By: Daniel Reynolds
It takes some doing to surprise in a bank heist movie. We’ve seen it all before — films that avoid showing the heist entirely or build to it as a climax, films where the heist turns out well or goes poorly, films with every permutation in between. There’s a lack of new ground to map out there, is my point. Hell or High Water, the latest from director David Mackenzie, makes clear from the start it knows all of this; what’s more, it knows we know it too. In an extended opening sequence, before the credits even finish rolling, the film’s two protagonists have robbed two banks. Minimal motivation, outside of the loot, is given, but a general context of understanding is created. In smooth long shots, a visual thesis emerges: lightly populated and dusty landscapes, debt consolidation billboards, some scrawled graffiti making note of Iraq, inset glass crucifixes, and guns. This is west Texas; of course everyone has a gun.

Looking out over yonder.
The protagonists are brothers Toby and Tanner Howard played by Chris Pine and Ben Foster, respectively. Both are wounded in their own way; the former has an ex-wife and two sons he’s quietly estranged from, while the latter is newly out of prison. As the film pushes forward, Mackenzie and screenwriter Taylor Sheridan gradually roll this character information out in reverse, filling in blanks about the brothers’ parents, their abandoned ranch, and the history, shared or otherwise, pushing them into their current circumstance. It’s not a surprise per se to discover Toby has noble intentions behind his crimes, his hesitation in action standing out as prominently as Tanner’s confident, violent recklessness. Nor is it shocking to find out which one of these two brothers has nothing left to lose. When you decide to cast Pine and Foster, this becomes the natural way of doing things. Pine has the movie star good looks and thoughtful eyes of a conflicted leading man; Foster on the other hand now has thinning hair to complement his close-set, wild eyes. Both embody their roles naturally with a physical chemistry that works, even if neither of them screams “Texan” exactly. (Though in Foster’s case, this is not from a lack of trying; the dude does a lot of maniac screaming here.)
As in all heist movies, there needs to be some opposition too. Into that space strides lawman Marcus Hamilton, played with croaking determination by Jeff Bridges. Like the brothers, the broad strokes of Marcus’ character are familiar. He’s an old timer on his way out to retirement, he’s got a half-Mexican, half-Native partner named Alberto (Gil Birmingham) he never tires of teasing, and his sense of the job is rooted in equal parts law, order and frontier (or karmic?) justice. Bridges’ brings a well-worn casualness to the role; his Marcus doesn’t move fast, and often only does one thing at a time (don’t ask him to drive and talk on the phone together), but it’s made clear he is still sharp. Like the film, Marcus is much sharper than you’d think at first. It’s been 45 years since Bridges first appeared in the Dust Bowl, and while you maybe wouldn’t have guessed he’d still be around, he now evokes the same Sam the Lion presence he once stood across from all those years ago. Bridges is the rock on which Mackenzie builds his Texas roadhouse.

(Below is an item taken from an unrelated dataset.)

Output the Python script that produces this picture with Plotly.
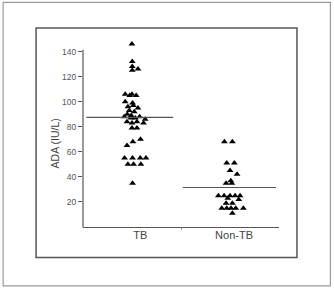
import plotly.graph_objects as go

# ---- data ----
categories = ["TB", "Non-TB"]
tb_values = [146, 132, 128, 126, 125,
             106, 105, 106, 105,
             100, 99,
             96, 95, 97,
             93, 92,
             90, 89,
             88, 87, 88, 86, 87,
             84, 83, 84, 83,
             79, 79,
             70, 68, 65,
             55, 55, 55, 55,
             50, 50, 50,
             35]
nontb_values = [68, 68, 51, 51, 45, 42, 37, 35, 35,
                25, 25, 25, 25, 25, 23, 22, 19, 19,
                15, 15, 15, 15, 15, 11]
group_means = [87.5, 31.5]
y_tick_values = [20, 40, 60, 80, 100, 120, 140]

# ---- horizontal scatter of the dots (layout, in category-spacing units) ----
tb_jitter = [-0.089, -0.085, -0.085, -0.024, -0.085,
             -0.160, -0.112, -0.088, -0.043,
             -0.160, -0.082,
             -0.131, -0.024, -0.074,
             -0.117, -0.064,
             -0.138, -0.096,
             -0.170, -0.099, -0.007, 0.053, -0.053,
             -0.141, -0.088, -0.035, 0.035,
             -0.088, -0.035,
             0.003, -0.078, -0.141,
             -0.167, -0.082, 0.0, 0.061,
             -0.131, -0.071, 0.007,
             -0.082]
nontb_jitter = [-0.103, -0.018, -0.078, 0.003, -0.043, 0.032, -0.035, -0.085, -0.024,
                -0.167, -0.106, -0.043, 0.011, 0.064, -0.067, 0.050, -0.085, -0.018,
                -0.131, -0.078, -0.032, 0.018, 0.099, -0.018]
mean_line_extent = [(-0.574, 0.351), (-0.546, 0.447)]

W, H = 334, 290
ML, MR, MT, MB = 82.7, 55, 39.2, 63.3
PW, PH = W - ML - MR, H - MT - MB


def px_x(px):
    return (px - ML) / PW


def px_y(py):
    return (H - MB - py) / PH


fig = go.Figure()
groups = [(tb_values, tb_jitter), (nontb_values, nontb_jitter)]
for i, (vals, jit) in enumerate(groups):
    pos = i + 1
    fig.add_trace(go.Scatter(
        x=[pos + j for j in jit], y=vals, mode="markers",
        marker=dict(symbol="triangle-up", size=6, color="black"),
        showlegend=False, hoverinfo="y", cliponaxis=False))
    a, b = mean_line_extent[i]
    fig.add_trace(go.Scatter(
        x=[pos + a, pos + b], y=[group_means[i], group_means[i]], mode="lines",
        line=dict(color="#555555", width=1.2), showlegend=False, hoverinfo="skip"))

font_family = "Liberation Sans, Arial, sans-serif"

fig.update_layout(
    width=W, height=H,
    margin=dict(l=ML, r=MR, t=MT, b=MB, pad=0),
    paper_bgcolor="white", plot_bgcolor="white",
    font=dict(family=font_family, color="#444444"),
    xaxis=dict(range=[0.39, 2.479], tickvals=[1, 2], ticktext=categories,
               showgrid=False, zeroline=False, showline=True, linecolor="#555555",
               linewidth=1.2, ticks="", tickfont=dict(size=11, color="#444444"),
               ticklabelstandoff=-2, fixedrange=True),
    yaxis=dict(range=[0, 150], tickvals=y_tick_values, showgrid=False, zeroline=False,
               showline=False, ticks="outside", ticklen=4, tickcolor="#555555",
               tickwidth=1, tickfont=dict(size=8.5, color="#555555"), fixedrange=True),
    shapes=[
        # y-axis line (stops near the top tick)
        dict(type="line", xref="paper", yref="y", x0=0, x1=0, y0=0, y1=141.5,
             line=dict(color="#555555", width=1.2)),
        # small tick between the groups
        dict(type="line", xref="x", yref="paper", x0=1.44, x1=1.44, y0=0, y1=px_y(229),
             line=dict(color="#777777", width=1)),
        # inner frame
        dict(type="rect", xref="paper", yref="paper",
             x0=px_x(35.7), x1=px_x(297), y0=px_y(257), y1=px_y(28.3),
             line=dict(color="#555555", width=1.5), fillcolor="rgba(0,0,0,0)"),
        # outer frame
        dict(type="rect", xref="paper", yref="paper",
             x0=px_x(2.7), x1=px_x(330.5), y0=px_y(285.5), y1=px_y(2.7),
             line=dict(color="#9a9a9a", width=1.2), fillcolor="rgba(0,0,0,0)"),
    ],
    annotations=[
        dict(text="ADA (IU/L)", xref="paper", yref="paper", x=px_x(55), y=px_y(143),
             textangle=-90, showarrow=False, xanchor="center", yanchor="middle",
             font=dict(size=10.5, color="#444444")),
    ],
)

fig.write_html("out.html")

Thankfully, Jeff Bridges is not getting too old for this shit just yet.
Despite being from and working in England, Mackenzie’s first foray into American storytelling is a fulsome one. While his last film, the brutal prison drama Starred Up, works almost entirely in shaky close up, here his camera breathes and glides. Where that film was claustrophobic, here there is an expansiveness. In both cases however, Mackenzie has a firm handle on the same type of masculine and strangled desperation; it’s a theme that can cross oceans easily enough. In Hell or High Water, the streets of most of the towns these men visit feel empty, but the details are filled in nonetheless. (One standout scene has a man leaving on horseback just as the Howard boys pull in.) Mackenzie knows when to move his camera as if on the prowl, or when to float above to better contrast these small figures against the massive landscape. And of course, when the action does pick up, the geography of car chases and gun battles is never in question. Mackenzie is no tourist.
Setting aside the film’s structure, which labours to bake in some twists, the plot of Hell or High Water remains simple. On a primary level, it’s an uncomplicated tale of cops and robbers. From a different vantage point, the aforementioned visual thesis turns literal. The brothers — or at least Toby — have something of a hopeful, personal Robin Hood-esque notion assigned to what it is they’re doing. The film however suggests a grander struggle, not so much one with Marcus and the law, or even the conniving bankers who have a role to play in the area’s collective destitution, but with the arc of American history itself. Just as it moves backwards through the Howards’ shared past, the film asks us informally to consider previous generations as well, all the way out to the very discovery of the West. As Alberto remarks to Marcus as they cross the state in pursuit, one group took this land from another and now gets to stand dumbly by as it’s stolen again. After the film’s action largely sets things right, as it were, we’re left at this quiet conclusion, a single point in an unbroken cycle. Good or bad, hell or high water, all of these men end up in the same place. Maybe that’s why there are no surprises left.